Problem:
All of the lines below are to be transcribed faithfully, with pictures excluded from the copy.

Supplied material:
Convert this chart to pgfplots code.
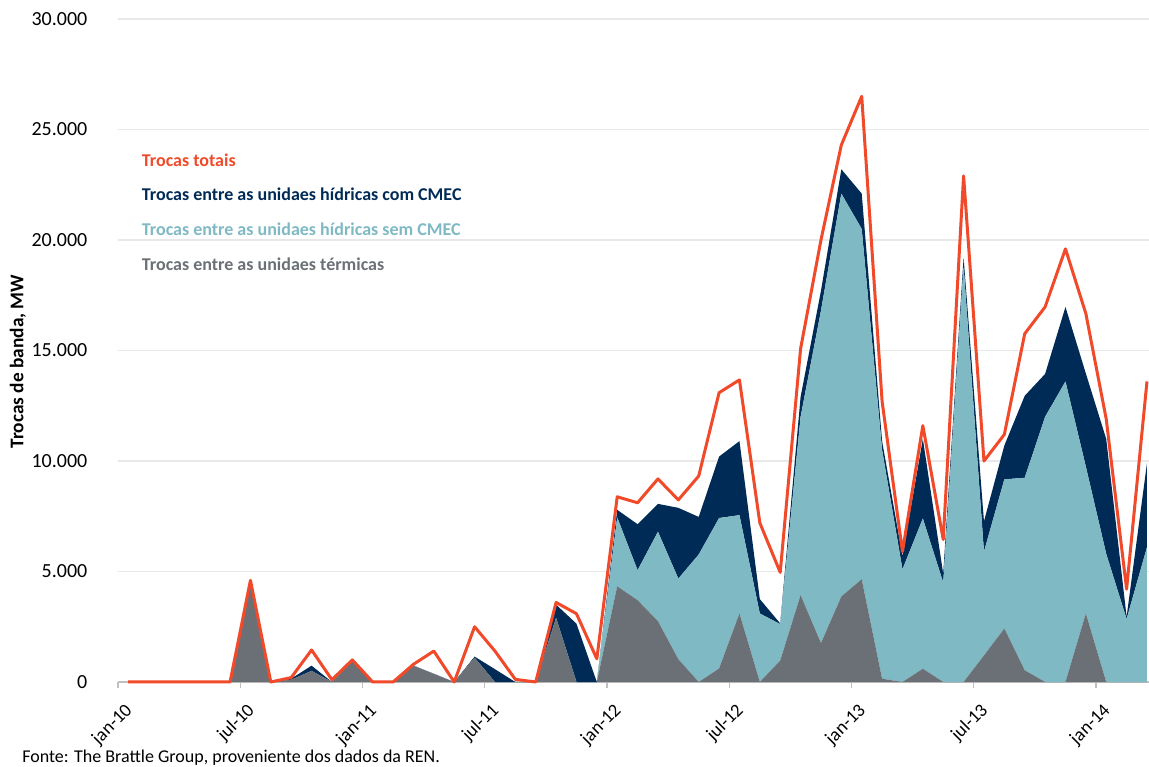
\documentclass[border=0pt]{standalone}
\usepackage{fontspec}
\setmainfont{Carlito}
\usepackage{pgfplots}
\pgfplotsset{compat=1.18}
\usepackage{pgfplotstable}

\definecolor{totalred}{HTML}{F04A2A}
\definecolor{hidcom}{HTML}{002B57}
\definecolor{hidsem}{HTML}{7FB9C3}
\definecolor{termica}{HTML}{6B7077}
\definecolor{gridgray}{HTML}{E8E8E8}
\definecolor{axisgray}{HTML}{C0C0C0}

% Monthly band exchanges (MW), jan-10 = 0
% term: thermal units; sem: hydro units without CMEC; com: hydro units with CMEC
\pgfplotstableread{
m  term  sem    com   total
0  0     0      0     0
1  0     0      0     0
2  0     0      0     0
3  0     0      0     0
4  0     0      0     0
5  0     0      0     0
6  4400  0      0     4600
7  0     0      0     0
8  100   0      50    200
9  500   0      240   1450
10 0     0      0     100
11 950   0      0     1000
12 0     0      0     0
13 0     0      0     0
14 740   0      0     800
15 370   0      0     1400
16 0     0      0     0
17 1100  0      50    2500
18 0     0      580   1400
19 0     0      0     120
20 0     0      0     0
21 2900  0      600   3600
22 0     0      2640  3090
23 0     0      0     1050
24 4330  3120   340   8380
25 3700  1360   2080  8110
26 2750  4050   1260  9190
27 1030  3650   3200  8240
28 0     5770   1700  9320
29 610   6810   2780  13090
30 3100  4450   3350  13670
31 0     3100   650   7200
32 970   1650   30    4960
33 3930  8070   900   15080
34 1760  15040  900   20000
35 3870  18230  1100  24300
36 4650  15850  1600  26500
37 150   10350  400   12700
38 0     5100   600   5900
39 600   6800   3600  11600
40 0     4500   400   6450
41 0     18800  400   22900
42 1200  4700   1370  10000
43 2420  6750   1530  11200
44 530   8710   3710  15760
45 0     12000  1940  16970
46 0     13600  3370  19600
47 3100  6650   4210  16670
48 0     5800   5200  11900
49 0     2850   100   4200
50 0     6100   3800  13600
}\trocas

\pgfplotsset{
  trocasbase/.style={
    scale only axis,
    width=773.25pt, height=497.25pt,
    xmin=-0.5, xmax=50.1,
    ymin=0, ymax=30000,
    clip=false,
  },
}

\begin{document}
\begin{tikzpicture}[font=\fontsize{13.5}{16}\selectfont]
% bounding frame of the figure
\path[use as bounding box] (-88.5pt,-63.75pt) rectangle (773.25pt,511.5pt);

\begin{axis}[
  trocasbase,
  stack plots=y,
  axis lines*=left,
  x axis line style={axisgray, line width=0.9pt},
  y axis line style={draw=none},
  ymajorgrids,
  grid style={gridgray, line width=0.9pt},
  ytick={0,5000,10000,15000,20000,25000,30000},
  yticklabels={0,5.000,10.000,15.000,20.000,25.000,30.000},
  ytick style={draw=none},
  yticklabel style={anchor=east, xshift=-15pt, font=\fontsize{15}{18}\selectfont},
  xtick={-0.5,5.5,11.5,17.5,23.5,29.5,35.5,41.5,47.5},
  xticklabels={jan-10,jul-10,jan-11,jul-11,jan-12,jul-12,jan-13,jul-13,jan-14},
  xtick style={axisgray, line width=0.9pt},
  tick align=outside,
  major tick length=4.5pt,
  xticklabel style={xshift=11pt, yshift=-12.5pt, rotate=45, anchor=east,
    font=\fontsize{14}{17}\selectfont},
  ylabel={Trocas de banda, MW},
  ylabel style={at={(axis description cs:-0.097,0.4834)}, anchor=center,
    font=\fontsize{14.5}{17}\selectfont\bfseries},
]
\addplot[draw=none, fill=termica] table[x=m, y=term] {\trocas} \closedcycle;
\addplot[draw=none, fill=hidsem] table[x=m, y=sem] {\trocas} \closedcycle;
\addplot[draw=none, fill=hidcom] table[x=m, y=com] {\trocas} \closedcycle;

\node[anchor=base west, inner sep=0, text=totalred, font=\fontsize{13.5}{16}\selectfont\bfseries]
  at (rel axis cs:0.023,0.7768) {Trocas totais};
\node[anchor=base west, inner sep=0, text=hidcom, font=\fontsize{13.5}{16}\selectfont\bfseries]
  at (rel axis cs:0.023,0.7255) {Trocas entre as unidaes hídricas com CMEC};
\node[anchor=base west, inner sep=0, text=hidsem, font=\fontsize{13.5}{16}\selectfont\bfseries]
  at (rel axis cs:0.023,0.6727) {Trocas entre as unidaes hídricas sem CMEC};
\node[anchor=base west, inner sep=0, text=termica, font=\fontsize{13.5}{16}\selectfont\bfseries]
  at (rel axis cs:0.023,0.6214) {Trocas entre as unidaes térmicas};
\end{axis}

\begin{axis}[trocasbase, hide axis]
\addplot[totalred, line width=2.25pt, line join=round, mark=none] table[x=m, y=total] {\trocas};
\end{axis}

\node[anchor=base west, inner sep=0] at (-72pt,-60pt)
  {Fonte: The Brattle Group, proveniente dos dados da REN.};
\end{tikzpicture}
\end{document}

Output:
Convert this chart to pgfplots code.
\documentclass[border=0pt]{standalone}
\usepackage{fontspec}
\setmainfont{Carlito}
\usepackage{pgfplots}
\pgfplotsset{compat=1.18}
\usepackage{pgfplotstable}

\definecolor{totalred}{HTML}{F04A2A}
\definecolor{hidcom}{HTML}{002B57}
\definecolor{hidsem}{HTML}{7FB9C3}
\definecolor{termica}{HTML}{6B7077}
\definecolor{gridgray}{HTML}{E8E8E8}
\definecolor{axisgray}{HTML}{C0C0C0}

% Monthly band exchanges (MW), jan-10 = 0
% term: thermal units; sem: hydro units without CMEC; com: hydro units with CMEC
\pgfplotstableread{
m  term  sem    com   total
0  0     0      0     0
1  0     0      0     0
2  0     0      0     0
3  0     0      0     0
4  0     0      0     0
5  0     0      0     0
6  4400  0      0     4600
7  0     0      0     0
8  100   0      50    200
9  500   0      240   1450
10 0     0      0     100
11 950   0      0     1000
12 0     0      0     0
13 0     0      0     0
14 740   0      0     800
15 370   0      0     1400
16 0     0      0     0
17 1100  0      50    2500
18 0     0      580   1400
19 0     0      0     120
20 0     0      0     0
21 2900  0      600   3600
22 0     0      2640  3090
23 0     0      0     1050
24 4330  3120   340   8380
25 3700  1360   2080  8110
26 2750  4050   1260  9190
27 1030  3650   3200  8240
28 0     5770   1700  9320
29 610   6810   2780  13090
30 3100  4450   3350  13670
31 0     3100   650   7200
32 970   1650   30    4960
33 3930  8070   900   15080
34 1760  15040  900   20000
35 3870  18230  1100  24300
36 4650  15850  1600  26500
37 150   10350  400   12700
38 0     5100   600   5900
39 600   6800   3600  11600
40 0     4500   400   6450
41 0     18800  400   22900
42 1200  4700   1370  10000
43 2420  6750   1530  11200
44 530   8710   3710  15760
45 0     12000  1940  16970
46 0     13600  3370  19600
47 3100  6650   4210  16670
48 0     5800   5200  11900
49 0     2850   100   4200
50 0     6100   3800  13600
}\trocas

\pgfplotsset{
  trocasbase/.style={
    scale only axis,
    width=773.25pt, height=497.25pt,
    xmin=-0.5, xmax=50.1,
    ymin=0, ymax=30000,
    clip=false,
  },
}

\begin{document}
\begin{tikzpicture}[font=\fontsize{13.5}{16}\selectfont]
% bounding frame of the figure
\path[use as bounding box] (-88.5pt,-63.75pt) rectangle (773.25pt,511.5pt);

\begin{axis}[
  trocasbase,
  stack plots=y,
  axis lines*=left,
  x axis line style={axisgray, line width=0.9pt},
  y axis line style={draw=none},
  ymajorgrids,
  grid style={gridgray, line width=0.9pt},
  ytick={0,5000,10000,15000,20000,25000,30000},
  yticklabels={0,5.000,10.000,15.000,20.000,25.000,30.000},
  ytick style={draw=none},
  yticklabel style={anchor=east, xshift=-15pt, font=\fontsize{15}{18}\selectfont},
  xtick={-0.5,5.5,11.5,17.5,23.5,29.5,35.5,41.5,47.5},
  xticklabels={jan-10,jul-10,jan-11,jul-11,jan-12,jul-12,jan-13,jul-13,jan-14},
  xtick style={axisgray, line width=0.9pt},
  tick align=outside,
  major tick length=4.5pt,
  xticklabel style={xshift=11pt, yshift=-12.5pt, rotate=45, anchor=east,
    font=\fontsize{14}{17}\selectfont},
  ylabel={Trocas de banda, MW},
  ylabel style={at={(axis description cs:-0.097,0.4834)}, anchor=center,
    font=\fontsize{14.5}{17}\selectfont\bfseries},
]
\addplot[draw=none, fill=termica] table[x=m, y=term] {\trocas} \closedcycle;
\addplot[draw=none, fill=hidsem] table[x=m, y=sem] {\trocas} \closedcycle;
\addplot[draw=none, fill=hidcom] table[x=m, y=com] {\trocas} \closedcycle;

\node[anchor=base west, inner sep=0, text=totalred, font=\fontsize{13.5}{16}\selectfont\bfseries]
  at (rel axis cs:0.023,0.7768) {Trocas totais};
\node[anchor=base west, inner sep=0, text=hidcom, font=\fontsize{13.5}{16}\selectfont\bfseries]
  at (rel axis cs:0.023,0.7255) {Trocas entre as unidaes hídricas com CMEC};
\node[anchor=base west, inner sep=0, text=hidsem, font=\fontsize{13.5}{16}\selectfont\bfseries]
  at (rel axis cs:0.023,0.6727) {Trocas entre as unidaes hídricas sem CMEC};
\node[anchor=base west, inner sep=0, text=termica, font=\fontsize{13.5}{16}\selectfont\bfseries]
  at (rel axis cs:0.023,0.6214) {Trocas entre as unidaes térmicas};
\end{axis}

\begin{axis}[trocasbase, hide axis]
\addplot[totalred, line width=2.25pt, line join=round, mark=none] table[x=m, y=total] {\trocas};
\end{axis}

\node[anchor=base west, inner sep=0] at (-72pt,-60pt)
  {Fonte: The Brattle Group, proveniente dos dados da REN.};
\end{tikzpicture}
\end{document}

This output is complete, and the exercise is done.